The Bottom Line / Santa Didn't Come

Who remembers the promises to distribute Leumi shares to the public for free?

When I heard Accountant General Yaron Zelekha gloat this week over the state's sale of Bank Leumi - "this is a historic day" - I immediately rushed to the door and opened it. I expected to see a messenger from Zelekha standing there with an envelope and a check for me for NIS 1,000. What, you don't remember that he promised to distribute the Leumi shares to the public for free?

Have you forgotten that Benjamin Netanyahu, who now wants to claim the credit for the bank sale, heartily supported this unusual adventure because he wanted to become Santa Claus, distributing shares on the eve of an election? Have you already forgotten that both of them repeatedly said there were no buyers for Leumi? Have you forgotten the snappy logo that Zelekha thought up for the occasion? "Let's share the wealth! How heart-rending!

Right from the start, when the share distribution plan became public (in an exclusive Haaretz report on December 24, 2003 by this reporter), it was imagined that the shares would be allocated at half their value. Afterward, this was improved to an 80 percent discount, but the closer it got to elections, the more generous Santa became, until the final proposition was shares for all - for free!.

But the Father Christmas method required a mechanism for share handouts - identifying the citizens, checking bank accounts, verifying addresses, correcting errors. Some NIS 250 million would have to be spent just on those logistics.

Now Zelekha refers to the benefit to the national debt. Indeed, the NIS 4.6 billion paid for the stake will go into the treasury's coffers and reduce the debt. But why boast such a fact - according to his more creative proposition, no debt would have been paid off and the exercise actually would have cost the state and then some.

The Santa Claus option wasted two years. Fortunately, for political motives (Prime Minister Ariel Sharon did not want Netanyahu portrayed as the Great and Good), Sharon canceled the idea, and finally the bank was sold this week to an international strategic investor. Sometimes domestic politics save the situation.

2. Matza or Vita

Eitan Rub announced this week that he is leaving the Tax Authority in January. Finance Minister Ehud Olmert must replace him pronto. The question, however, is will he go for a political or professional appointee?
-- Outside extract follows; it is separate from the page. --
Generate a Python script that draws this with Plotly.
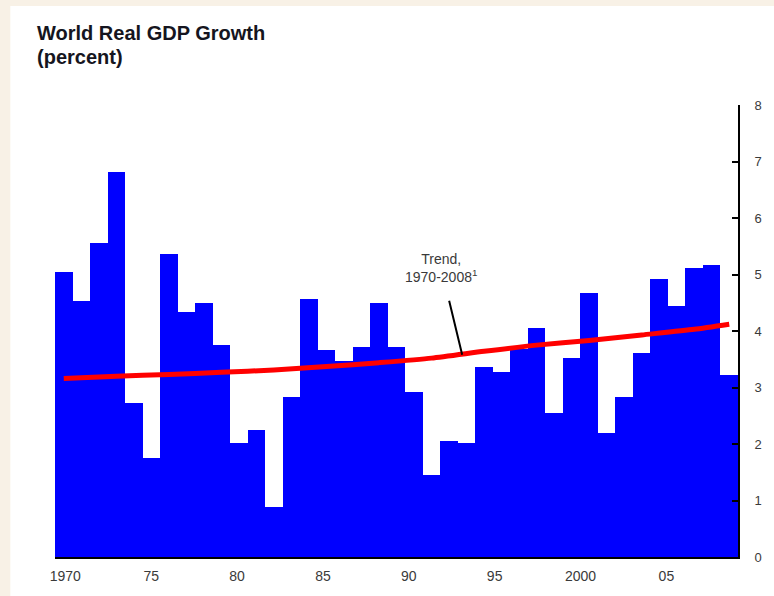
import plotly.graph_objects as go

# ---- data ----
years = list(range(1970, 2009))
growth = [5.05, 4.53, 5.55, 6.82, 2.73, 1.76, 5.36, 4.34, 4.49, 3.75,
          2.01, 2.25, 0.88, 2.83, 4.57, 3.66, 3.47, 3.71, 4.49, 3.71,
          2.92, 1.46, 2.05, 2.01, 3.37, 3.27, 3.68, 4.05, 2.54, 3.52,
          4.68, 2.20, 2.84, 3.61, 4.92, 4.44, 5.12, 5.16, 3.22]

trend_years = [1970, 1973, 1976, 1979, 1982, 1985, 1988, 1991, 1994, 1997, 2000, 2003, 2006, 2008]
trend_values = [3.16, 3.20, 3.23, 3.27, 3.31, 3.37, 3.44, 3.52, 3.64, 3.75, 3.83, 3.93, 4.03, 4.12]

tick_years = [1970, 1975, 1980, 1985, 1990, 1995, 2000, 2005]
tick_labels = ["1970", "75", "80", "85", "90", "95", "2000", "05"]

y_ticks = list(range(0, 9))

title_line1 = "World Real GDP Growth"
title_line2 = "(percent)"
trend_label = "Trend,<br>1970-2008<sup>1</sup>"
arrow_point = (1992.75, 3.58)

# ---- styling ----
FONT = "Liberation Sans, Arial, sans-serif"
BEIGE = "#f8f1e6"
TXT = "#3a3a3a"

fig = go.Figure()
fig.add_trace(go.Bar(x=years, y=growth, width=1,
                     marker=dict(color="#0000ff", line=dict(width=0)),
                     hoverinfo="x+y"))
fig.add_trace(go.Scatter(x=trend_years, y=trend_values, mode="lines",
                         line=dict(color="#ff0000", width=5, shape="spline", smoothing=0.6),
                         hoverinfo="skip"))
# carrier trace so the label axis (x2) is drawn; markers are fully transparent
fig.add_trace(go.Scatter(x=tick_years, y=[0] * len(tick_years), xaxis="x2", yaxis="y",
                         mode="markers", marker=dict(opacity=0, size=1),
                         hoverinfo="skip", showlegend=False))

fig.update_layout(
    width=774, height=596,
    margin=dict(l=55, r=31, t=105, b=35),
    paper_bgcolor=BEIGE, plot_bgcolor="white",
    bargap=0, showlegend=False,
    font=dict(family=FONT, color=TXT),
    xaxis=dict(range=[1969.5, 2008.5], showticklabels=False, ticks="",
               showline=True, linecolor="black", linewidth=2,
               showgrid=False, zeroline=False),
    xaxis2=dict(overlaying="x", anchor="y", side="bottom",
                range=[1969.4, 2009.17], tickvals=tick_years, ticktext=tick_labels,
                ticks="", showline=False, showgrid=False, zeroline=False,
                tickfont=dict(size=14, color=TXT, family=FONT),
                ticklabelstandoff=9),
    yaxis=dict(side="right", range=[0, 8], tickvals=y_ticks,
               ticks="inside", ticklen=6, tickwidth=2, tickcolor="black",
               showline=True, linecolor="black", linewidth=2,
               showgrid=False, zeroline=False,
               tickfont=dict(size=13, color=TXT, family=FONT),
               ticklabelstandoff=12),
    shapes=[dict(type="rect", xref="paper", yref="paper",
                 x0=-0.0654, x1=1.06, y0=-0.12, y1=1.219,
                 fillcolor="white", line=dict(width=0), layer="below")],
    annotations=[
        dict(text="<b>" + title_line1 + "</b>", xref="paper", yref="paper",
             x=-0.029, y=1.16, xanchor="left", yanchor="middle", showarrow=False,
             font=dict(size=20, color="#151520", family=FONT)),
        dict(text="<b>" + title_line2 + "</b>", xref="paper", yref="paper",
             x=-0.029, y=1.107, xanchor="left", yanchor="middle", showarrow=False,
             font=dict(size=20, color="#151520", family=FONT)),
        dict(text=trend_label, xref="x", yref="y",
             x=arrow_point[0], y=arrow_point[1], ax=-21, ay=-87,
             showarrow=True, arrowhead=0, arrowwidth=2, arrowcolor="black",
             startstandoff=15,
             font=dict(size=14, color=TXT, family=FONT), align="center"),
    ],
)

fig.write_html("out.html",
               config={"displayModeBar": False},
               post_script="document.body.style.margin='0';document.body.style.overflow='hidden';")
Will he chose Udi Barzilai, former member of the Likud Central Committee, or will he prefer a professional appointment from within the tax sector?

Obviously, professional is better - someone who isn't open to political pressures from ministers and Likud committee members.

Given that there is no current shining external star (like Yair Rabinowitz in 1985), then it would be better to choose someone from within the tax authority, where there are good options. There's Jackie Matza, deputy of professional affairs, and Shuky Vita, deputy for investigations.

The important yardstick is managerial skills. This is a job that requires the managing of thousands of workers together. A good manager with excellent interpersonal skills is required.

3. With all due respect

At a festive news conference yesterday, the prime minister, Olmert and Shimon Peres presented a plan to save the Negev. The program is a multiyear and multibillion shekel plan. Peres won a warm embrace from the prime minister and Olmert. "We have excellent friendly relations. I wish you success," Sharon gushed, and Peres basked in the glory.

Maybe Peres didn't notice, but Sharon and Olmert are his political rivals. Warm fuzzy emotions and economic cooperation play into the Likud's hands.

Better we should adopt the American system where the primaries loser goes home. Then the winner can lead without the claimer to the throne blowing down his neck, plotting schemes, and stopping his work. So Benjamin Ben-Eliezer is right. Peres, with all due respect, should pack up and go.